I know that the textbook's solution states that eigenvalue 3 corresponds to an eigenvector $(1 \; -2)$, and eig 5 corresponds to $(0 \; 1)$.

This is what I do. Why am I not getting the correct eigenvectors?

% Define the matrix
A = [3 0;4 5];

% Find Eigenvalues
E1 = eig(A);

% Display Eigenvalues
disp('Eigenvalues of the matrix A:')
E1

% Determine Eigenvectors
[V,D] = eig(A);

% V1 corresponds to eigenvalue 1 and V2 corresponds to eigenvalue 2
V1 = V(:,1)
V2 = V(:,2)

Answer 1

Eigenvectors are only unique to within a scale factor (can be + or - scale factor).

If $x$ satisfies $Ax=\lambda x$, and hence is an eigenvector of $A$ corresponding to eigenvalue $\lambda$, then any multiple of $x$ also satisfies the equation, and hence is also an eigenvector of $A$ corresponding to eigenvalue $\lambda$.

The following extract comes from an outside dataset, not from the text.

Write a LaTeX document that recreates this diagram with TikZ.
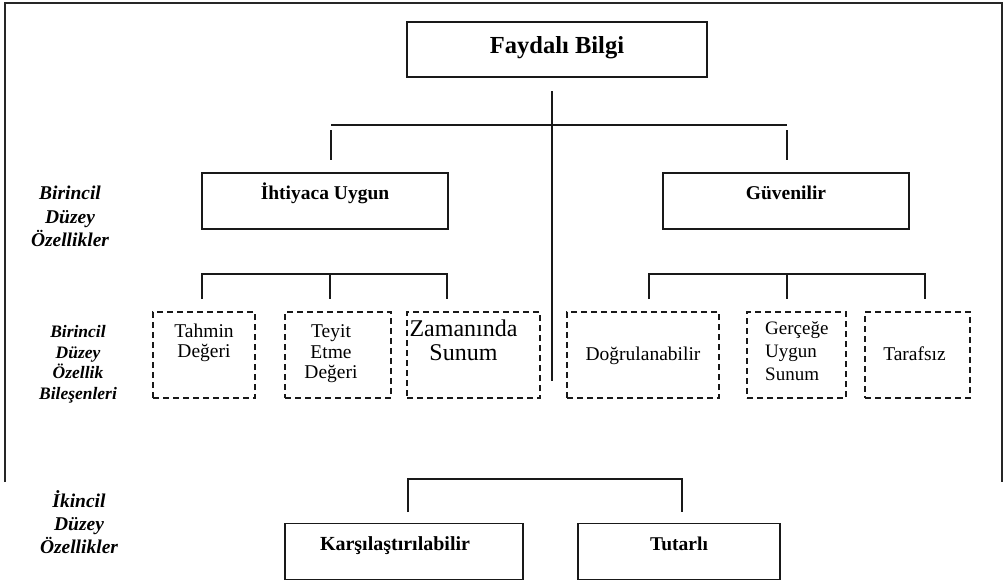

MATLAB normalizes eigenvectors to have 2-norm equal to 1, but even that leaves a choice of sign.

Answer 2

I doubt you're doing anything wrong. Matlab (and LAPACK, the guts underneath Matlab) will normalize eigenvectors to unit length, so you won't get (1,-2) for an eigenvector, you'll get (1,-2)/sqrt(5) instead.